Additionally, the Biden administration plans to pass the Equality Act within 100 days after entering the White House. This Act is intended to protect the LGBTQ against discrimination. While discrimination against anyone is to be rejected, we have seen that such legislation can be used as a big stick to force “straight” retail businesses to provide services to the LGBTQ community when doing so would violate their Christian beliefs. Christians have not forgotten the example of the Colorado baker whose business was almost ruined simply because he exercised his right as a Christian to decline a request to prepare a wedding cake for a gay couple.
Not to be forgotten, also, is Bernie Sanders’ rage in a congressional hearing against a Christian who confessed the essential Biblical doctrine that Jesus Christ is the only Way to salvation (John 14:6).
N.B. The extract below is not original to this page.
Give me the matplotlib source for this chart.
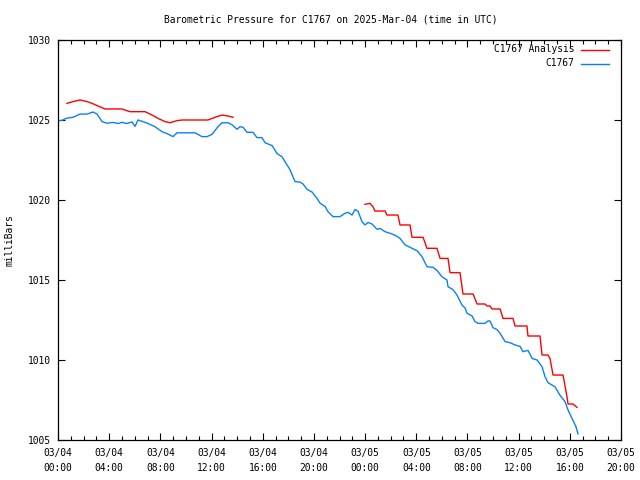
import matplotlib
matplotlib.use("Agg")
import matplotlib.pyplot as plt
from matplotlib.ticker import MultipleLocator, FixedLocator, FixedFormatter
from matplotlib.lines import Line2D

# ---- data (hours since 2025-03-04 00:00 UTC, millibars) ----
station_hours = [0.00, 0.31, 0.63, 1.17, 1.72, 2.27, 2.74, 3.05, 3.44, 3.83, 4.30, 4.69, 5.00,
                 5.39, 5.78, 6.02, 6.25, 6.64, 7.03, 7.58, 8.13, 8.52, 8.99, 9.30, 9.77, 10.32,
                 10.71, 11.25, 11.64, 12.04, 12.50, 12.82, 13.29, 13.60, 13.99, 14.22, 14.46,
                 14.77, 15.24, 15.55, 15.94, 16.18, 16.73, 17.12, 17.51, 17.90, 18.13, 18.52,
                 18.91, 19.15, 19.46, 19.85, 20.24, 20.48, 20.87, 21.10, 21.49, 22.04, 22.43,
                 22.67, 22.98, 23.21, 23.45, 23.76, 23.99, 24.23, 24.54, 24.93, 25.17, 25.56,
                 25.95, 26.34, 26.73, 27.12, 27.67, 28.06, 28.45, 28.84, 29.31, 29.62, 30.01,
                 30.40, 30.48, 30.87, 31.18, 31.57, 31.81, 31.97, 32.36, 32.59, 32.83, 33.37,
                 33.61, 33.76, 34.00, 34.31, 34.55, 34.94, 35.33, 35.72, 36.11, 36.34, 36.73,
                 37.05, 37.44, 37.83, 38.06, 38.30, 38.84, 39.23, 39.62, 39.86, 40.17, 40.48,
                 40.64]
station_mb = [1024.95, 1024.98, 1025.10, 1025.17, 1025.37, 1025.37, 1025.50, 1025.37, 1024.90,
              1024.80, 1024.85, 1024.78, 1024.85, 1024.78, 1024.88, 1024.60, 1025.00, 1024.90,
              1024.78, 1024.58, 1024.27, 1024.15, 1023.96, 1024.20, 1024.20, 1024.20, 1024.20,
              1023.96, 1023.96, 1024.10, 1024.58, 1024.83, 1024.83, 1024.70, 1024.42, 1024.58,
              1024.55, 1024.23, 1024.23, 1023.90, 1023.90, 1023.58, 1023.40, 1022.90, 1022.70,
              1022.19, 1021.90, 1021.15, 1021.12, 1021.00, 1020.67, 1020.50, 1020.10, 1019.80,
              1019.60, 1019.27, 1018.96, 1018.96, 1019.17, 1019.23, 1019.06, 1019.40, 1019.30,
              1018.64, 1018.44, 1018.60, 1018.50, 1018.17, 1018.22, 1018.02, 1017.92, 1017.80,
              1017.60, 1017.20, 1016.98, 1016.83, 1016.46, 1015.83, 1015.79, 1015.60, 1015.20,
              1015.00, 1014.58, 1014.40, 1014.06, 1013.44, 1013.25, 1012.92, 1012.75, 1012.40,
              1012.29, 1012.29, 1012.44, 1012.44, 1012.02, 1011.90, 1011.67, 1011.15, 1011.08,
              1010.94, 1010.85, 1010.52, 1010.60, 1010.10, 1010.00, 1009.58, 1008.96, 1008.58,
              1008.33, 1007.80, 1007.40, 1006.88, 1006.35, 1005.83, 1005.38]

analysis1_hours = [0.70, 1.17, 1.72, 2.27, 2.66, 3.13, 3.67, 4.22, 5.00, 5.24, 5.63, 6.80, 7.35,
                   7.82, 8.36, 8.75, 9.30, 9.69, 11.72, 12.27, 12.82, 13.29, 13.68]
analysis1_mb = [1026.04, 1026.15, 1026.25, 1026.15, 1026.04, 1025.875, 1025.69, 1025.69, 1025.69,
                1025.62, 1025.52, 1025.52, 1025.31, 1025.10, 1024.90, 1024.83, 1024.96, 1025.00,
                1025.00, 1025.17, 1025.31, 1025.25, 1025.17]

analysis2_hours = [23.99, 24.38, 24.62, 24.77, 25.56, 25.71, 26.57, 26.73, 27.51, 27.67, 28.53,
                   28.84, 29.62, 29.86, 30.48, 30.64, 31.42, 31.65, 32.44, 32.75, 33.37, 33.53,
                   33.76, 33.92, 34.55, 34.78, 35.56, 35.72, 36.65, 36.73, 37.67, 37.83, 38.30,
                   38.45, 38.69, 39.47, 39.78, 39.86, 40.25, 40.56]
analysis2_mb = [1019.73, 1019.79, 1019.58, 1019.31, 1019.31, 1019.06, 1019.06, 1018.44, 1018.44,
                1017.67, 1017.67, 1016.98, 1016.98, 1016.35, 1016.35, 1015.46, 1015.46, 1014.125,
                1014.125, 1013.50, 1013.50, 1013.375, 1013.375, 1013.19, 1013.19, 1012.60,
                1012.60, 1012.125, 1012.125, 1011.50, 1011.50, 1010.31, 1010.31, 1010.10,
                1009.06, 1009.06, 1007.70, 1007.25, 1007.25, 1007.04]

x_tick_hours = [0, 4, 8, 12, 16, 20, 24, 28, 32, 36, 40, 44]
x_tick_labels = ["03/04\n00:00", "03/04\n04:00", "03/04\n08:00", "03/04\n12:00",
                 "03/04\n16:00", "03/04\n20:00", "03/05\n00:00", "03/05\n04:00",
                 "03/05\n08:00", "03/05\n12:00", "03/05\n16:00", "03/05\n20:00"]
y_ticks = [1005, 1010, 1015, 1020, 1025, 1030]

title = "Barometric Pressure for C1767 on 2025-Mar-04 (time in UTC)"
ylabel = "milliBars"
label_analysis = "C1767 Analysis"
label_station = "C1767"

RED = "#ff0000"
BLUE = "#0a80f5"

plt.rcParams['font.family'] = ['DejaVu Sans Mono']
FS = 6.9

W, H = 640, 480
fig = plt.figure(figsize=(6.4, 4.8), dpi=100)
ax = fig.add_axes([58 / W, 1 - 440 / H, (621 - 58) / W, 400 / H])

ax.plot(analysis1_hours, analysis1_mb, color=RED, lw=1.0)
ax.plot(analysis2_hours, analysis2_mb, color=RED, lw=1.0)
ax.plot(station_hours, station_mb, color=BLUE, lw=1.0)

ax.set_xlim(0, 44)
ax.set_ylim(1005, 1030)
ax.xaxis.set_major_locator(FixedLocator(x_tick_hours))
ax.xaxis.set_major_formatter(FixedFormatter(x_tick_labels))
ax.xaxis.set_minor_locator(MultipleLocator(1))
ax.set_yticks(y_ticks)
ax.set_yticklabels([str(v) for v in y_ticks])

ax.tick_params(axis='both', which='both', direction='in', top=True, right=True,
               labelsize=FS, colors='black', width=0.8)
ax.tick_params(axis='x', which='major', length=5, pad=5.5)
ax.tick_params(axis='x', which='minor', length=3)
ax.tick_params(axis='y', which='major', length=5, pad=5)
for lbl in ax.get_xticklabels():
    lbl.set_linespacing(1.7)
for s in ax.spines.values():
    s.set_linewidth(0.9)

fig.text(331 / W, 1 - 19.5 / H, title, ha='center', va='center', fontsize=FS)
fig.text(10 / W, 1 - 240 / H, ylabel, ha='center', va='center', rotation=90, fontsize=FS)

# legend (manual, right aligned like gnuplot)
for i, (lab, col) in enumerate([(label_analysis, RED), (label_station, BLUE)]):
    yy = 1 - (49.5 + 14 * i) / H
    fig.text(574 / W, yy, lab, ha='right', va='center', fontsize=FS)
    fig.add_artist(Line2D([581 / W, 609 / W], [yy, yy], color=col, lw=1.0,
                          transform=fig.transFigure))

fig.savefig("out.png", dpi=100)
Sanders judged that accepting this doctrine would be anti-American since it would condemn the many Muslims in the USA. It is expected that the reduced majority of the Democrats in the Congress and another defeat in the Senate will allow Bernie Sanders and other left-leaning Democrats, like Alexandria Ocasio-Cortez, to bargain for a greater voice within the new administration in the White House.
However, some Christians did not see any threat to the Church with the Democrats winning the elections. Instead, they had greater concerns about the personality and disruptive management style of outgoing President Trump. It seems that the votes of these Christians were primarily against Trump the man rather than for the policies of Biden. In reality, they may have just kicked the can down the road. Hopefully, Christians on both sides of the political divide are united in their understanding that our awesome God is sovereign over all the nations. The Prophet Daniel said in Daniel 2:20-21,
“Let the name of God be blessed forever and ever,For wisdom and power belongs to Him,It is He who changes the times and the epochs;He removes kings and establishes kings;He gives wisdom to wise men And knowledge to men of understanding.”